• **To be done**: Make an exact copy of all the data.
········
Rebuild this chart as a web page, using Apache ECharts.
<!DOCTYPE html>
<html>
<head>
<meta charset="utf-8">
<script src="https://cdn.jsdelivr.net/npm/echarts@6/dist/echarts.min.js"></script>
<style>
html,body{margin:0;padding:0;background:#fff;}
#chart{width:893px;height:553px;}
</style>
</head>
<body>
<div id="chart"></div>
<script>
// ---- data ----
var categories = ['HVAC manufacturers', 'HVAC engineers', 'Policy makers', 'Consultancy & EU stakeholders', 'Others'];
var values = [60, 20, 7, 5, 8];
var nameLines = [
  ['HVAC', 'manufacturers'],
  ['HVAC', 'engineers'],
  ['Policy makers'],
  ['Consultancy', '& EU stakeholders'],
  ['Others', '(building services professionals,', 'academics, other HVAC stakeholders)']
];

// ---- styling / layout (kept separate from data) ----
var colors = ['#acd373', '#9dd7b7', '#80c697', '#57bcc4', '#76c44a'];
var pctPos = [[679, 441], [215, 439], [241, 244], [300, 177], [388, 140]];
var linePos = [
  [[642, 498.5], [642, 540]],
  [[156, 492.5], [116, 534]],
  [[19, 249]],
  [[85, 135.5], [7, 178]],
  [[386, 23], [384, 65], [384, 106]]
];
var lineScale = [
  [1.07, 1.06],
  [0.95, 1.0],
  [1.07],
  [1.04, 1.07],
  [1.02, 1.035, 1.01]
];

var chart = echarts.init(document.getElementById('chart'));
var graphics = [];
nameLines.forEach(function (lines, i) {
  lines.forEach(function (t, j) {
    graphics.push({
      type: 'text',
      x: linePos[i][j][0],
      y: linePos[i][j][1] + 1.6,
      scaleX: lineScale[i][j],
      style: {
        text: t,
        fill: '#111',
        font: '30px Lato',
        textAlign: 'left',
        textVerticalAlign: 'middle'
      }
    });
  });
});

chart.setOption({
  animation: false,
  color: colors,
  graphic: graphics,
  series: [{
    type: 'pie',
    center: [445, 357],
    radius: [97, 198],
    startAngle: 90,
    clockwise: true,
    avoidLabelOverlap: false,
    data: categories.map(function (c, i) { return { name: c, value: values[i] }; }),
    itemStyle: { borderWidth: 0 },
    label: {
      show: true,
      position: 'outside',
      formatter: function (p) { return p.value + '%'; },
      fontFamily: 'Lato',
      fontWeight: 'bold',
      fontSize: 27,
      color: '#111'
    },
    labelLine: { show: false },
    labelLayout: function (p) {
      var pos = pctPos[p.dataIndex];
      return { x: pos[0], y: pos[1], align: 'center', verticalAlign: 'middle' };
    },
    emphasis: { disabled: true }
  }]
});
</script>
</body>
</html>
········
• **Complete answer**:
Rebuild this chart as a web page, using Apache ECharts.
<!DOCTYPE html>
<html>
<head>
<meta charset="utf-8">
<script src="https://cdn.jsdelivr.net/npm/echarts@6/dist/echarts.min.js"></script>
<style>
html,body{margin:0;padding:0;background:#fff;}
#chart{width:893px;height:553px;}
</style>
</head>
<body>
<div id="chart"></div>
<script>
// ---- data ----
var categories = ['HVAC manufacturers', 'HVAC engineers', 'Policy makers', 'Consultancy & EU stakeholders', 'Others'];
var values = [60, 20, 7, 5, 8];
var nameLines = [
  ['HVAC', 'manufacturers'],
  ['HVAC', 'engineers'],
  ['Policy makers'],
  ['Consultancy', '& EU stakeholders'],
  ['Others', '(building services professionals,', 'academics, other HVAC stakeholders)']
];

// ---- styling / layout (kept separate from data) ----
var colors = ['#acd373', '#9dd7b7', '#80c697', '#57bcc4', '#76c44a'];
var pctPos = [[679, 441], [215, 439], [241, 244], [300, 177], [388, 140]];
var linePos = [
  [[642, 498.5], [642, 540]],
  [[156, 492.5], [116, 534]],
  [[19, 249]],
  [[85, 135.5], [7, 178]],
  [[386, 23], [384, 65], [384, 106]]
];
var lineScale = [
  [1.07, 1.06],
  [0.95, 1.0],
  [1.07],
  [1.04, 1.07],
  [1.02, 1.035, 1.01]
];

var chart = echarts.init(document.getElementById('chart'));
var graphics = [];
nameLines.forEach(function (lines, i) {
  lines.forEach(function (t, j) {
    graphics.push({
      type: 'text',
      x: linePos[i][j][0],
      y: linePos[i][j][1] + 1.6,
      scaleX: lineScale[i][j],
      style: {
        text: t,
        fill: '#111',
        font: '30px Lato',
        textAlign: 'left',
        textVerticalAlign: 'middle'
      }
    });
  });
});

chart.setOption({
  animation: false,
  color: colors,
  graphic: graphics,
  series: [{
    type: 'pie',
    center: [445, 357],
    radius: [97, 198],
    startAngle: 90,
    clockwise: true,
    avoidLabelOverlap: false,
    data: categories.map(function (c, i) { return { name: c, value: values[i] }; }),
    itemStyle: { borderWidth: 0 },
    label: {
      show: true,
      position: 'outside',
      formatter: function (p) { return p.value + '%'; },
      fontFamily: 'Lato',
      fontWeight: 'bold',
      fontSize: 27,
      color: '#111'
    },
    labelLine: { show: false },
    labelLayout: function (p) {
      var pos = pctPos[p.dataIndex];
      return { x: pos[0], y: pos[1], align: 'center', verticalAlign: 'middle' };
    },
    emphasis: { disabled: true }
  }]
});
</script>
</body>
</html>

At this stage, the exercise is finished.